A few years ago, the hot new plant that everyone was dying to get hold of was the English-bred ‘Patty’s Plum’ (35 in.). At first, I wasn’t enthusiastic—a good addition to the Puce Border, perhaps. Moreover, it flops and has to be staked. I relented, slightly, after encountering it in a garden in Cornwall, where it was paired with a crimson barberry whose leaves were the same murky brownish purple. Not a combination to set the heart singing, but agreeable in a subtle, artsy way. Sprightlier newcomers include the huge-flowered, unblotched, apricot ‘Beauty Queen’ (36 in.); the heavily crimped, lava-red ‘Glowing Embers’ (44 in.); pale salmon, semi-double ‘Khedive’ (28 in.); and the charming ‘John III’, with a profusion of small, brilliant red flowers on a trim, compact (28 in.) plant.
But for me, the real excitement of recent years has been a passel of poppies that originated at the nursery of the Countess von Zeppelin, in the picturesque village of Laufen in southern Germany. I had the good luck to visit the nursery about nine years ago and meet the person responsible for breeding the countess’s remarkable poppies. He was a shy, modest man named Jsbert Preussler, who had recently retired from active horticultural work; his interest in Oriental poppies, however, was as keen as ever. Over cake and coffee in his tiny stone cottage, he enumerated the goals of his breeding program: a wide range of clear, vivid colors; floriferousness (some Oriental poppies can be annoyingly stingy with their flowers); compact plants that don’t need staking; and a relatively long bloom season. At the time, the only von Zeppelin poppy I knew was ‘Kleine Tanzerin’, a smallish plant with ravishing coral flowers. When I mentioned its name, Herr Preussler’s face darkened. I asked him why he wasn’t happy with it. “Too short a bloom period,” came the reply. “But,” I protested, “the color is very beautiful.” The frown turned into the faintest of smiles: “Yes,” he said, “the color is very beautiful.”

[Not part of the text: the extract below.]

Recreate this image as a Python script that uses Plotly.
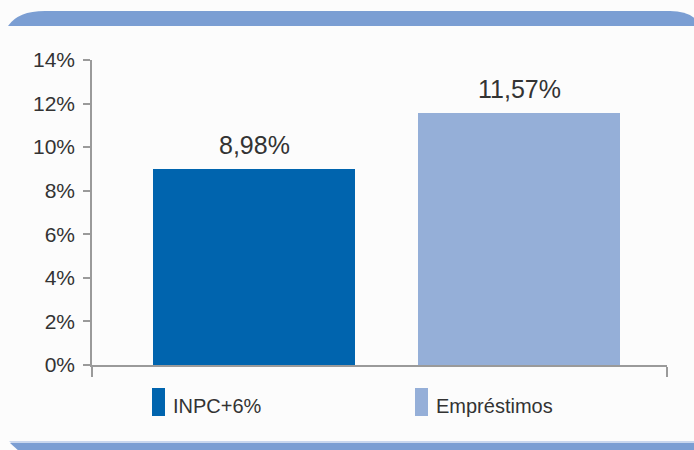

Even if ‘Kleine Tanzerin’ doesn’t have Herr Preussler’s wholehearted endorsement, there are plenty of other first-rate von Zeppelin poppies to choose from: strong-growing ‘Aglaja’ (28 in.), with deep salmon-pink, eight-inch flowers marked with red at the base; the beautifully proportioned, pale salmon ‘Degas’ (28 in.); exquisite ‘Karine’ (24 in.), with small flowers in pure, pale pink; bold ‘Leucht-feuer’ (28 in.), with sumptuous, black-blotched, salmon-orange flowers; and the early-blooming ‘Suleika’ (28 in.), whose immense red flowers exhibit a fine white line on the edges of the petals and a bluish shimmer on the inner surfaces. Taken as a group—and there are at least a half-dozen others I don’t have the space to describe (see the chart opposite)—they represent one of the great perennial-breeding triumphs of the last century.
The good news about Oriental poppies is that, provided you meet their minimal requirements (full sun and well-drained soil), they are the easiest and most imperturbable perennials imaginable. Clumps that my grandfather planted almost 80 years ago, and which have received almost no care for decades, are still going strong. The bad news is that once their late May—June bloom period is over, the foliage starts to yellow and shrivel (it reappears in fall), and soon you have a big gap to fill. Fortunately, you don’t have to put up with the horrible dying foliage: as soon as it starts to go over, you can cut it back to the ground, and the plant won’t be any the worse for it. The bigger problem is dealing with the resulting hole in the border. An often-recommended solution is to pair your poppies with a late-emerging perennial such as gypsophila that will eventually fill the gap. Gypsophila doesn’t like my acid soil, so I resort to asters, perennial sunflowers, and late-flowering ornamental grasses. Tall, robust annuals like Nicotiana sylvestris work well, too. I also put my poppies at the back of the border rather than the front, so that even a temporary gap won’t be too noticeable.
With plants as vigorous as Oriental poppies, you’d think you could pop them into the ground any old time and not worry about it. But like many of their tribe, Oriental poppies dislike root disturbance, and so, if at all possible, they should be planted in early fall while they are still dormant. If you must plant them in spring, buy container-grown plants and handle the root ball as gingerly as possible.
Although Oriental poppies are easy to raise from seed, the plants thus obtained are unlikely to resemble their parents, and so the usual method of propagation is by root cuttings. In fact, if you ever try to get rid of an Oriental poppy, you’ll find that each fragment of root left in the ground will produce a new plant. Think long and hard about where you plant your poppies.
Youth fades, beauty fades, pleasure dissipates; Oriental poppies fade too, and relatively quickly compared to other perennials. But the last time I checked, brevity was the salt that gives beauty and pleasure their savor. If you want to fill your borders with nothing but virtuous, long-blooming, impeccably foliaged plants, go ahead. Me, I’d rather hang out with the fast crowd.